An Empirical Study on the Fairness of Foundation Models for Multi-Organ Image Segmentation

The segmentation foundation model, e.g., Segment Anything Model (SAM), has attracted increasing interest in the medical image community. Early pioneering studies primarily concentrated on assessing and improving SAM's performance from the perspectives of overall accuracy and efficiency, yet little attention was given to the fairness considerations. This oversight raises questions about the potential for performance biases that could mirror those found in task-specific deep learning models like nnU-Net. In this paper, we explored the fairness dilemma concerning large segmentation foundation models. We prospectively curate a benchmark dataset of 3D MRI and CT scans of the organs including liver, kidney, spleen, lung and aorta from a total of 1056 healthy subjects with expert segmentations. Crucially, we document demographic details such as gender, age, and body mass index (BMI) for each subject to facilitate a nuanced fairness analysis. We test state-of-the-art foundation models for medical image segmentation, including the original SAM, medical SAM and SAT models, to evaluate segmentation efficacy across different demographic groups and identify disparities. Our comprehensive analysis, which accounts for various confounding factors, reveals significant fairness concerns within these foundational models. Moreover, our findings highlight not only disparities in overall segmentation metrics, such as the Dice Similarity Coefficient but also significant variations in the spatial distribution of segmentation errors, offering empirical evidence of the nuanced challenges in ensuring fairness in medical image segmentation.

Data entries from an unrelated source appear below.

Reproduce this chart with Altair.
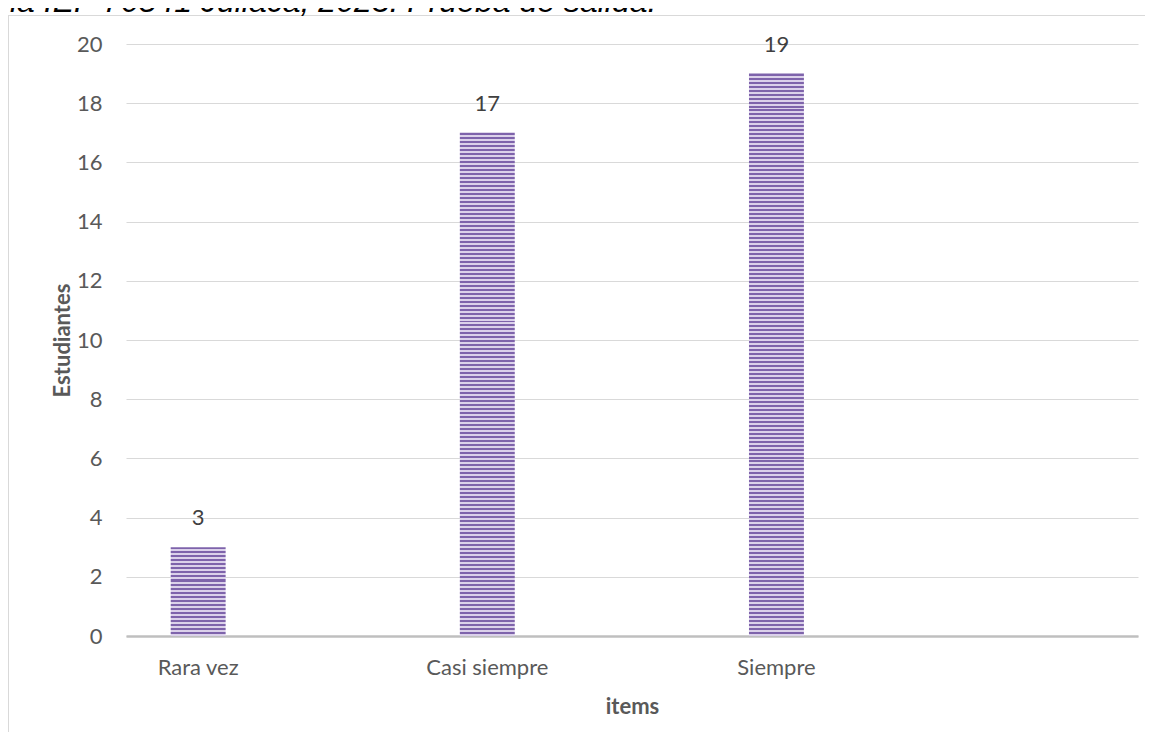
import altair as alt
import pandas as pd

categories = ["Rara vez", "Casi siempre", "Siempre"]
values = [3, 17, 19]
y_ticks = [0, 2, 4, 6, 8, 10, 12, 14, 16, 18, 20]
title_text = "la IEP 70541 Juliaca, 2023. Prueba de salida."
x_title = "items"
y_title = "Estudiantes"

W, H = 1012, 592
YMAX = 20
DARK = "#7e63ab"
LIGHT = "#dbd1ea"
GRID = "#d9d9d9"
TXT = "#595959"

df = pd.DataFrame({"cat": categories, "val": values})
deco = pd.DataFrame({"t": [title_text]})


def stripes(v, period=4.0):
    h = v * H / YMAX
    n = max(1, int(round(h / period)))
    stops = []
    for k in range(n):
        a = k / n
        m = (k + 0.5) / n
        b = (k + 1) / n
        stops += [
            alt.GradientStop(offset=a, color=DARK),
            alt.GradientStop(offset=m, color=DARK),
            alt.GradientStop(offset=m, color=LIGHT),
            alt.GradientStop(offset=b, color=LIGHT),
        ]
    return alt.LinearGradient(gradient="linear", stops=stops, x1=0, x2=0, y1=0, y2=1)


X = alt.X(
    "cat:N",
    sort=categories,
    scale=alt.Scale(domain=categories, paddingInner=0.81, paddingOuter=0.655, align=0.118),
    axis=alt.Axis(
        title=x_title, labelAngle=0, ticks=False, grid=False,
        domainColor="#bfbfbf", domainWidth=2.5,
        labelFont="Lato", labelFontSize=22, labelColor=TXT, labelPadding=21,
        titleFont="Lato", titleFontSize=22, titleFontWeight="bold", titleColor=TXT,
        titleX=506, titleY=70, titleAlign="center", titleBaseline="middle",
    ),
)
Y = alt.Y(
    "val:Q",
    scale=alt.Scale(domain=[0, YMAX], nice=False),
    axis=alt.Axis(
        values=y_ticks, title=y_title, grid=True, gridColor=GRID, gridWidth=1,
        domain=False, ticks=False,
        labelFont="Lato", labelFontSize=22, labelColor=TXT, labelPadding=24,
        titleFont="Lato", titleFontSize=22, titleFontWeight="bold", titleColor=TXT,
        titleX=-64, titleY=H / 2, titleAngle=270, titleAlign="center", titleBaseline="middle",
    ),
)

bar_layers = [
    alt.Chart(df).transform_filter(alt.datum.cat == c).mark_bar(fill=stripes(v)).encode(x=X, y=Y)
    for c, v in zip(categories, values)
]

labels = alt.Chart(df).mark_text(
    dy=-29, baseline="middle", font="Lato", fontSize=22, color="#404040"
).encode(x=X, y=Y, text="val:Q")

border_left = alt.Chart(deco).mark_rule(color=GRID, strokeWidth=1).encode(
    x=alt.value(-117.5), y=alt.value(-29), y2=alt.value(H + 200)
)
border_top = alt.Chart(deco).mark_rule(color=GRID, strokeWidth=1).encode(
    x=alt.value(-118), x2=alt.value(W + 200), y=alt.value(-28.5)
)
title = alt.Chart(deco).mark_text(
    align="left", baseline="alphabetic", font="Liberation Sans", fontStyle="italic",
    fontSize=32, color="#000000"
).encode(x=alt.value(-116), y=alt.value(-32), text="t:N")

chart = alt.layer(border_left, border_top, title, *bar_layers, labels).properties(
    width=W, height=H,
    autosize=alt.AutoSizeParams(type="none"),
    padding={"left": 118, "top": 36, "right": 7, "bottom": 96},
).configure_view(stroke=None)

chart.save("out.html", embed_options={"renderer": "svg", "actions": False})
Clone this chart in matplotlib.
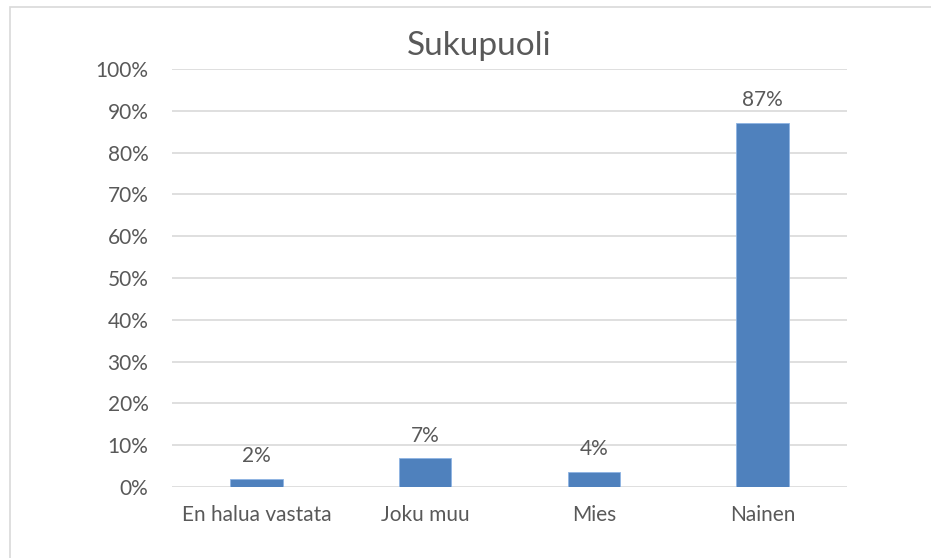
import matplotlib.pyplot as plt
from matplotlib.patches import Rectangle
from matplotlib.ticker import FuncFormatter

categories = ['En halua vastata', 'Joku muu', 'Mies', 'Nainen']
values = [2.0, 6.9, 3.7, 87.2]
labels = ['2%', '7%', '4%', '87%']
yticks = list(range(0, 101, 10))

text_color = '#595959'
plt.rcParams['font.family'] = ['Lato', 'DejaVu Sans']

fig = plt.figure(figsize=(9.31, 5.58), dpi=100)
ax = fig.add_axes([172 / 931, 1 - 487 / 558, 675 / 931, 418 / 558])

# outer chart border (runs off the right/bottom edge like the screenshot)
fig.patches.append(Rectangle((10 / 931, -0.1), 1.2, 1.1 - 7.5 / 558,
                             transform=fig.transFigure, fill=False,
                             edgecolor='#D9D9D9', linewidth=1.2))

x = range(len(categories))
ax.bar(x, values, width=0.31, color='#4F81BD', edgecolor='#8EB4E3', linewidth=0.6, zorder=3)

for i, (v, lab) in enumerate(zip(values, labels)):
    ax.annotate(lab, (i, v), xytext=(0, 9), textcoords='offset points',
                ha='center', va='bottom', fontsize=15, color=text_color)

ax.set_xlim(-0.5, 3.5)
ax.set_ylim(0, 100)
ax.set_yticks(yticks)
ax.yaxis.set_major_formatter(FuncFormatter(lambda v, p: f'{int(v)}%'))
ax.set_xticks(list(x))
ax.set_xticklabels(categories)
ax.grid(axis='y', color='#D9D9D9', linewidth=1.2, zorder=0)
for s in ax.spines.values():
    s.set_visible(False)
ax.tick_params(axis='both', length=0, labelsize=15, colors=text_color)
ax.tick_params(axis='y', pad=17)
ax.tick_params(axis='x', pad=13)

fig.text(479 / 931, 1 - 46 / 558, 'Sukupuoli', ha='center', va='center',
         fontsize=24, color=text_color)

fig.savefig('out.png', dpi=100)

翻译：分割基础模型，例如Segment Anything Model (SAM)，在医学影像领域引起了日益广泛的关注。早期的开创性研究主要从整体精度和效率的角度评估和改进SAM的性能，却鲜少关注其公平性考量。这一疏忽引发了对其可能存在性能偏差的质疑，此类偏差可能与nnU-Net等任务特异性深度学习模型中发现的偏差相似。本文深入探讨了大型分割基础模型面临的公平性困境。我们前瞻性地构建了一个包含1056名健康受试者的三维MRI与CT扫描基准数据集，涵盖肝脏、肾脏、脾脏、肺及主动脉等器官，并配有专家标注的分割结果。关键的是，我们记录了每位受试者的性别、年龄和身体质量指数（BMI）等人口统计学信息，以支持细致的公平性分析。我们测试了包括原始SAM、医学SAM及SAT模型在内的前沿医学图像分割基础模型，评估其在不同人口统计学群体中的分割效能并识别差异。通过控制多种混杂因素的综合分析，我们揭示了这些基础模型中存在的显著公平性问题。此外，我们的研究不仅发现了整体分割指标（如Dice相似系数）的差异，还揭示了分割误差空间分布的显著变异，为医学图像分割领域实现公平性所面临的复杂挑战提供了实证依据。